Tyler Smith’s approach to self-improvement has fortified more than Cowboys’ offensive line
Self Improvement

Tyler Smith’s approach to self-improvement has fortified more than Cowboys’ offensive line

FRISCO — After his first NFL start, Tyler Smith identified a key area of needed improvement.

He wanted to be faster out of his stance at the snap.

That goal became a point of emphasis for the Cowboys’ rookie left tackle, something he discussed with coaches and teammates and stressed in practices after the Sept. 11 season opener against the Tampa Bay Buccaneers.

Smith is physical. He is athletic.

Those tools are not accessible if spotting a defender too much time at a play’s start.

“Speed off the ball is going to help tremendously,” Smith said at his locker last week. “Being confident in the cadence, being confident in getting off the ball, confident in where I need to go, that’s all going to help me in getting off the ball faster, which is going to be invaluable at this level, for sure.”

How he responded in Week 2 is what makes his NFL future so promising.

The Cowboys have a strong recent track record for hitting on their first-round draft picks. While 2021 top choice Micah Parsons dominated the Cincinnati Bengals on defense, Smith had the look Sunday of the franchise’s latest success story. His approach toward self-improvement has led to important strides, noticeable even from one week to the next.

Back at his locker Wednesday, Smith was shown a play from Sunday’s 20-17 win.

It came on the opening possession. He was crouched into a two-point stance before a second-and-1 rep. Bengals defensive tackle Zach Carter was aligned over the B gap, which is the space between left guard Matt Farniok and Smith. At the snap, Smith exploded laterally inside, making up the ground deficit between his presnap alignment and Carter’s.

Smith then worked Carter’s inside shoulder and swung around his hips to complete the reach block. Running back Ezekiel Elliott hit the inside crease that Smith helped create for a 7-yard gain.

The drive culminated in a touchdown.

“That’s definitely an example of what I am talking about, for sure,” Smith said. “Just knowing that I’ve got to reach him and cut him off, I know I’ve got to get off the ball faster. That’s something we honed in on in practice. …Getting off the ball, it all starts there. [When] you get off the ball, you take the right step, you gain ground with that first step, and you get to your aiming point, things will go well more often than not.

“You’re just giving yourself the best chance to be successful, which is all we can do. You can’t win every single rep, but you should go into every game with the mind-set that I’m going to focus on my fundamentals, all the technical things I’ve been working on all week.”

No “Mission Accomplished” banner hung Wednesday over Smith’s locker.

He is very much in tune with the elements in his game he can sharpen. A long list exists here, and he is working his way through it, not one by one but simultaneously. Being quicker off the line was just one facet. He said that Monday, at the New York Giants, he hopes to become quicker yet.

For those invested in Smith’s development, the potential is clear.

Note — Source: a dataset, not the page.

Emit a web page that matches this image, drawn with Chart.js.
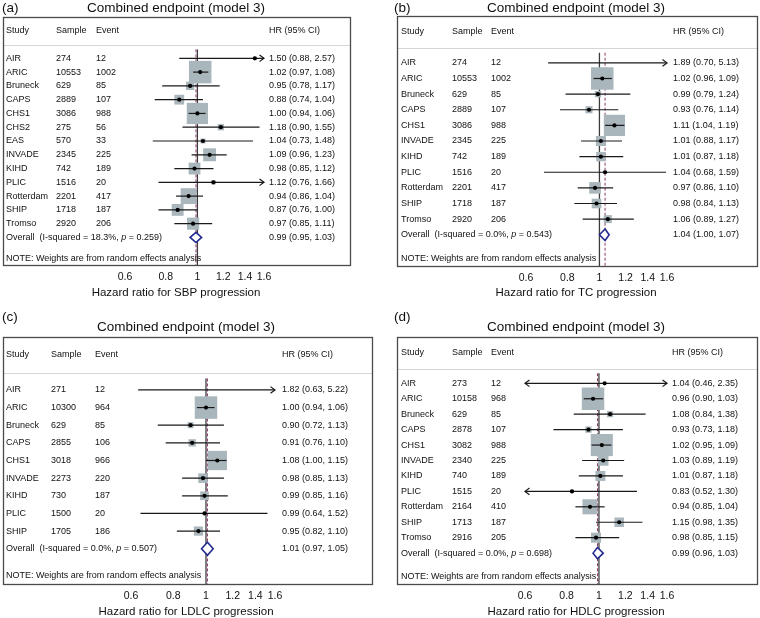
<!DOCTYPE html>
<html>
<head>
<meta charset="utf-8">
<script src="https://cdn.jsdelivr.net/npm/chart.js@4.4.1/dist/chart.umd.min.js"></script>
<style>
  html, body { margin: 0; padding: 0; background: #ffffff; }
  #wrap { position: relative; width: 760px; height: 618px; overflow: hidden; background: #fff; }
  .panel { position: absolute; }
  canvas { display: block; }
</style>
</head>
<body>
<div id="wrap">
  <div class="panel" style="left:0px;top:0px;"><canvas id="pa" width="380" height="305"></canvas></div>
  <div class="panel" style="left:380px;top:0px;"><canvas id="pb" width="380" height="305"></canvas></div>
  <div class="panel" style="left:0px;top:305px;"><canvas id="pc" width="380" height="313"></canvas></div>
  <div class="panel" style="left:380px;top:305px;"><canvas id="pd" width="380" height="313"></canvas></div>
</div>
<script>
// ---------------- DATA ----------------
const tickValues = [0.6, 0.8, 1, 1.2, 1.4, 1.6];
const axisMin = 0.6;
const axisMax = 1.6;
const panelTitle = 'Combined endpoint (model 3)';
const noteText = 'NOTE: Weights are from random effects analysis';
const headerLabels = ['Study', 'Sample', 'Event', 'HR (95% CI)'];

// (a) SBP
const sbpStudies = ['AIR', 'ARIC', 'Bruneck', 'CAPS', 'CHS1', 'CHS2', 'EAS', 'INVADE', 'KIHD', 'PLIC', 'Rotterdam', 'SHIP', 'Tromso'];
const sbpSample  = [274, 10553, 629, 2889, 3086, 275, 570, 2345, 742, 1516, 2201, 1718, 2920];
const sbpEvent   = [12, 1002, 85, 107, 988, 56, 33, 225, 189, 20, 417, 187, 206];
const sbpHR      = [1.50, 1.02, 0.95, 0.88, 1.00, 1.18, 1.04, 1.09, 0.98, 1.12, 0.94, 0.87, 0.97];
const sbpLower   = [0.88, 0.97, 0.78, 0.74, 0.94, 0.90, 0.73, 0.96, 0.85, 0.76, 0.86, 0.76, 0.85];
const sbpUpper   = [2.57, 1.08, 1.17, 1.04, 1.06, 1.55, 1.48, 1.23, 1.12, 1.66, 1.04, 1.00, 1.11];
const sbpOverall = [0.99, 0.95, 1.03];
const sbpHet     = [18.3, 0.259];   // I-squared (%), p

// (b) TC
const tcStudies = ['AIR', 'ARIC', 'Bruneck', 'CAPS', 'CHS1', 'INVADE', 'KIHD', 'PLIC', 'Rotterdam', 'SHIP', 'Tromso'];
const tcSample  = [274, 10553, 629, 2889, 3086, 2345, 742, 1516, 2201, 1718, 2920];
const tcEvent   = [12, 1002, 85, 107, 988, 225, 189, 20, 417, 187, 206];
const tcHR      = [1.89, 1.02, 0.99, 0.93, 1.11, 1.01, 1.01, 1.04, 0.97, 0.98, 1.06];
const tcLower   = [0.70, 0.96, 0.79, 0.76, 1.04, 0.88, 0.87, 0.68, 0.86, 0.84, 0.89];
const tcUpper   = [5.13, 1.09, 1.24, 1.14, 1.19, 1.17, 1.18, 1.59, 1.10, 1.13, 1.27];
const tcOverall = [1.04, 1.00, 1.07];
const tcHet     = [0.0, 0.543];

// (c) LDLC
const ldlcStudies = ['AIR', 'ARIC', 'Bruneck', 'CAPS', 'CHS1', 'INVADE', 'KIHD', 'PLIC', 'SHIP'];
const ldlcSample  = [271, 10300, 629, 2855, 3018, 2273, 730, 1500, 1705];
const ldlcEvent   = [12, 964, 85, 106, 966, 220, 187, 20, 186];
const ldlcHR      = [1.82, 1.00, 0.90, 0.91, 1.08, 0.98, 0.99, 0.99, 0.95];
const ldlcLower   = [0.63, 0.94, 0.72, 0.76, 1.00, 0.85, 0.85, 0.64, 0.82];
const ldlcUpper   = [5.22, 1.06, 1.13, 1.10, 1.15, 1.13, 1.16, 1.52, 1.10];
const ldlcOverall = [1.01, 0.97, 1.05];
const ldlcHet     = [0.0, 0.507];

// (d) HDLC
const hdlcStudies = ['AIR', 'ARIC', 'Bruneck', 'CAPS', 'CHS1', 'INVADE', 'KIHD', 'PLIC', 'Rotterdam', 'SHIP', 'Tromso'];
const hdlcSample  = [273, 10158, 629, 2878, 3082, 2340, 740, 1515, 2164, 1713, 2916];
const hdlcEvent   = [12, 968, 85, 107, 988, 225, 189, 20, 410, 187, 205];
const hdlcHR      = [1.04, 0.96, 1.08, 0.93, 1.02, 1.03, 1.01, 0.83, 0.94, 1.15, 0.98];
const hdlcLower   = [0.46, 0.90, 0.84, 0.73, 0.95, 0.89, 0.87, 0.52, 0.85, 0.98, 0.85];
const hdlcUpper   = [2.35, 1.03, 1.38, 1.18, 1.09, 1.19, 1.18, 1.30, 1.04, 1.35, 1.15];
const hdlcOverall = [0.99, 0.96, 1.03];
const hdlcHet     = [0.0, 0.698];

// ---------------- STYLE / LAYOUT ----------------
const FONT = '"Liberation Sans", Arial, Helvetica, sans-serif';
const COL = {
  box: '#4a4a4a', sep: '#d6d6d6', ref: '#3c3c3c', overallLine: '#8e3c6c',
  square: '#a9b6bc', ci: '#1a1a1a', dot: '#000000', diamond: '#232a8f', text: '#111111'
};
const MAX_SIDE = 22.5;
const AXIS_H = 20;

const panels = [
  { canvas: 'pa', tag: '(a)', axisTitle: 'Hazard ratio for SBP progression',
    studies: sbpStudies, sample: sbpSample, event: sbpEvent, hr: sbpHR, lo: sbpLower, hi: sbpUpper, overall: sbpOverall, het: sbpHet,
    L: { w: 380, h: 305, box: [3, 17, 350, 265], axis: [125, 264], cols: [6, 56, 96, 269], tagX: 2, tagY: 8, titleX: 176, titleY: 8, axisTitleY: 293 } },
  { canvas: 'pb', tag: '(b)', axisTitle: 'Hazard ratio for TC progression',
    studies: tcStudies, sample: tcSample, event: tcEvent, hr: tcHR, lo: tcLower, hi: tcUpper, overall: tcOverall, het: tcHet,
    L: { w: 380, h: 305, box: [17, 16, 377, 266], axis: [146, 287], cols: [21, 72, 111, 293], tagX: 14, tagY: 8, titleX: 196, titleY: 8, axisTitleY: 293 } },
  { canvas: 'pc', tag: '(c)', axisTitle: 'Hazard ratio for LDLC progression',
    studies: ldlcStudies, sample: ldlcSample, event: ldlcEvent, hr: ldlcHR, lo: ldlcLower, hi: ldlcUpper, overall: ldlcOverall, het: ldlcHet,
    L: { w: 380, h: 313, box: [3, 32, 372, 279], axis: [131, 275], cols: [6, 51, 95, 282], tagX: 2, tagY: 12, titleX: 186, titleY: 22, axisTitleY: 307 } },
  { canvas: 'pd', tag: '(d)', axisTitle: 'Hazard ratio for HDLC progression',
    studies: hdlcStudies, sample: hdlcSample, event: hdlcEvent, hr: hdlcHR, lo: hdlcLower, hi: hdlcUpper, overall: hdlcOverall, het: hdlcHet,
    L: { w: 380, h: 313, box: [17, 32, 377, 279], axis: [145, 287], cols: [21, 72, 111, 292], tagX: 14, tagY: 12, titleX: 196, titleY: 22, axisTitleY: 307 } }
];

// random-effects weights (tau^2 from the reported I-squared) -> square sides
function squareSides(lo, hi, i2pct) {
  const v = lo.map((l, i) => { const se = (Math.log(hi[i]) - Math.log(l)) / (2 * 1.959964); return se * se; });
  const w = v.map(x => 1 / x);
  const sw = w.reduce((a, b) => a + b, 0);
  const c = sw - w.reduce((a, wi) => a + wi * wi, 0) / sw;
  const df = v.length - 1;
  const Q = df / (1 - i2pct / 100);
  const tau2 = Math.max(0, (Q - df) / c);
  const ws = v.map(x => 1 / (x + tau2));
  const m = Math.max(...ws);
  return ws.map(x => MAX_SIDE * Math.sqrt(x / m));
}

function fmtCI(h, l, u) { return h.toFixed(2) + ' (' + l.toFixed(2) + ', ' + u.toFixed(2) + ')'; }

function arrowHead(ctx, x, y, dir) {
  ctx.beginPath();
  ctx.moveTo(x - dir * 4.5, y - 3.3);
  ctx.lineTo(x, y);
  ctx.lineTo(x - dir * 4.5, y + 3.3);
  ctx.stroke();
}

const forestPlugin = {
  id: 'forest',
  beforeDatasetsDraw(chart, args, o) {
    const P = o.panel, L = P.L, ctx = chart.ctx;
    const xs = chart.scales.x, ys = chart.scales.y;
    const n = P.studies.length;
    ctx.save();
    ctx.strokeStyle = COL.sep; ctx.lineWidth = 1;
    const ySep = Math.round(ys.getPixelForValue(2.05)) + 0.5;
    ctx.beginPath(); ctx.moveTo(L.box[0], ySep); ctx.lineTo(L.box[2], ySep); ctx.stroke();
    const yTop = ys.getPixelForValue(2.35), yBot = ys.getPixelForValue(n + 5);
    ctx.strokeStyle = COL.ref; ctx.lineWidth = 1.3;
    const x1 = xs.getPixelForValue(1);
    ctx.beginPath(); ctx.moveTo(x1, yTop); ctx.lineTo(x1, yBot); ctx.stroke();
    ctx.strokeStyle = COL.overallLine; ctx.lineWidth = 1; ctx.setLineDash([3, 2]);
    const xo = xs.getPixelForValue(P.overall[0]);
    ctx.beginPath(); ctx.moveTo(xo, yTop); ctx.lineTo(xo, yBot); ctx.stroke();
    ctx.setLineDash([]);
    ctx.restore();
  },
  afterDatasetDraw(chart, args, o) {
    if (args.index !== 0) return;
    const P = o.panel, ctx = chart.ctx;
    const xs = chart.scales.x, ys = chart.scales.y;
    ctx.save();
    ctx.strokeStyle = COL.ci; ctx.lineWidth = 1.2;
    P.studies.forEach((s, i) => {
      const y = ys.getPixelForValue(i + 3);
      const lo = Math.max(P.lo[i], axisMin), hi = Math.min(P.hi[i], axisMax);
      const xl = xs.getPixelForValue(lo), xh = xs.getPixelForValue(hi);
      ctx.beginPath(); ctx.moveTo(xl, y); ctx.lineTo(xh, y); ctx.stroke();
      if (P.lo[i] < axisMin) arrowHead(ctx, xl, y, -1);
      if (P.hi[i] > axisMax) arrowHead(ctx, xh, y, 1);
    });
    ctx.restore();
  },
  afterDatasetsDraw(chart, args, o) {
    const P = o.panel, ctx = chart.ctx;
    const xs = chart.scales.x, ys = chart.scales.y;
    const n = P.studies.length;
    const yc = ys.getPixelForValue(n + 3);
    const hh = Math.abs(ys.getPixelForValue(n + 3.37) - yc);
    const xl = xs.getPixelForValue(P.overall[1]), xm = xs.getPixelForValue(P.overall[0]), xr = xs.getPixelForValue(P.overall[2]);
    ctx.save();
    ctx.fillStyle = '#ffffff'; ctx.strokeStyle = COL.diamond; ctx.lineWidth = 1.6; ctx.lineJoin = 'miter';
    ctx.beginPath(); ctx.moveTo(xl, yc); ctx.lineTo(xm, yc - hh); ctx.lineTo(xr, yc); ctx.lineTo(xm, yc + hh); ctx.closePath();
    ctx.fill(); ctx.stroke();
    ctx.restore();
  },
  afterDraw(chart, args, o) {
    const P = o.panel, L = P.L, ctx = chart.ctx;
    const ys = chart.scales.y;
    const n = P.studies.length;
    ctx.save();
    ctx.strokeStyle = COL.box; ctx.lineWidth = 1.3;
    ctx.strokeRect(L.box[0] + 0.5, L.box[1] + 0.5, L.box[2] - L.box[0], L.box[3] - L.box[1]);
    ctx.fillStyle = COL.text; ctx.textBaseline = 'middle'; ctx.textAlign = 'left';
    ctx.font = '13.5px ' + FONT;
    ctx.fillText(P.tag, L.tagX, L.tagY);
    ctx.textAlign = 'center';
    ctx.fillText(panelTitle, L.titleX, L.titleY);
    ctx.font = '11.5px ' + FONT;
    ctx.fillText(P.axisTitle, L.titleX, L.axisTitleY);
    ctx.textAlign = 'left';
    ctx.font = '9px ' + FONT;
    const yh = ys.getPixelForValue(1);
    headerLabels.forEach((t, k) => ctx.fillText(t, L.cols[k], yh));
    P.studies.forEach((s, i) => {
      const y = ys.getPixelForValue(i + 3);
      ctx.fillText(s, L.cols[0], y);
      ctx.fillText(String(P.sample[i]), L.cols[1], y);
      ctx.fillText(String(P.event[i]), L.cols[2], y);
      ctx.fillText(fmtCI(P.hr[i], P.lo[i], P.hi[i]), L.cols[3], y);
    });
    const yo = ys.getPixelForValue(n + 3);
    let x = L.cols[0];
    const part1 = 'Overall  (I-squared = ' + P.het[0].toFixed(1) + '%, ';
    ctx.fillText(part1, x, yo); x += ctx.measureText(part1).width;
    ctx.font = 'italic 9px ' + FONT;
    ctx.fillText('p', x, yo); x += ctx.measureText('p').width;
    ctx.font = '9px ' + FONT;
    ctx.fillText(' = ' + P.het[1].toFixed(3) + ')', x, yo);
    ctx.fillText(fmtCI(P.overall[0], P.overall[1], P.overall[2]), L.cols[3], yo);
    ctx.fillText(noteText, L.cols[0], ys.getPixelForValue(n + 4.5));
    ctx.restore();
  }
};

panels.forEach(P => {
  const L = P.L;
  const n = P.studies.length;
  const sides = squareSides(P.lo, P.hi, P.het[0]);
  const pts = P.studies.map((s, i) => ({ x: P.hr[i], y: i + 3 }));
  new Chart(document.getElementById(P.canvas), {
    type: 'scatter',
    data: {
      datasets: [
        { label: 'weight', data: pts, pointStyle: 'rect', pointRadius: sides.map(s => s / Math.SQRT2),
          backgroundColor: COL.square, borderWidth: 0, order: 2 },
        { label: 'HR', data: pts, pointStyle: 'circle', pointRadius: 2.1,
          backgroundColor: COL.dot, borderWidth: 0, order: 1 }
      ]
    },
    options: {
      responsive: false, animation: false, events: [],
      layout: { padding: { left: L.axis[0], right: L.w - L.axis[1], top: L.box[1], bottom: L.h - L.box[3] - AXIS_H } },
      scales: {
        x: {
          type: 'logarithmic', min: axisMin, max: axisMax, position: 'bottom',
          afterBuildTicks: s => { s.ticks = tickValues.map(v => ({ value: v })); },
          afterFit: s => { s.height = AXIS_H; },
          ticks: { autoSkip: false, maxRotation: 0, padding: 6, color: '#111111',
                   font: { size: 10.5, family: FONT }, callback: v => String(+Number(v).toFixed(1)) },
          grid: { display: false, drawTicks: false },
          border: { display: false }
        },
        y: { type: 'linear', display: false, reverse: true, min: 0, max: n + 5 }
      },
      plugins: { legend: { display: false }, tooltip: { enabled: false }, forest: { panel: P } }
    },
    plugins: [forestPlugin]
  });
});
</script>
</body>
</html>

The Cowboys like what they see.

Offensive coordinator Kellen Moore was asked about Smith during a Monday news conference. Moore would need to spend a couple of semesters inside the Actor’s Studio to make his face glow like it did and not mean the words that followed.

“I love him,” Moore said, slightly shaking and angling his head with a smile. “I think he’s going to be awesome. Anytime you have a younger guy, there’s going to be moments where you’re going to learn a couple of things on the fly as far as maybe a game gets you or something like that, some sort of protection thing. But he’s been really solid out there. He had a tough matchup in that game [defensive end Trey Hendrickson], and I thought he handled himself really, really well.

“I love his play style, love how he just comes off the ball. If anything, a couple of times where they maybe play with some movement and kind of get him that way, but I’d rather be correcting that than the play style. He’s coming off the ball, and it’s awesome.”

On Aug. 9, when the Cowboys re-signed Brett Maher, the kicker told The Dallas Morning News about how he was a different kicker today compared with 2019 when last with the franchise. He now had a much healthier relationship with imperfections in his game, Maher said.

This allowed him to address any issue more proactively.

“Just being honest with myself,” Maher said. “Technically, mentally, emotionally, being aware of what’s around you. If you’re not aware, then it’s tough to make changes. You’re making more reactions than anything else.”

Maher made that critical adjustment. Not everyone does.

Smith, who turned 21 in April, is already there. He understands improvement is a process, achieved by ax swings at a tree and not the snap of a finger. Reaching his high developmental ceiling will be done incrementally. He has coaches and veteran teammates such as Zack Martin, Jason Peters and Tyron Smith in his corner.

“I hope to improve still,” Smith said. “As much as you want to give yourself a pat on the back, we’ve got a long season ahead of us. There is plenty of room to improve. …This is Year 1. I think about that all the time. It’s just Year 1. There is a lot of ball ahead of me. Every week is a new opportunity to get better.”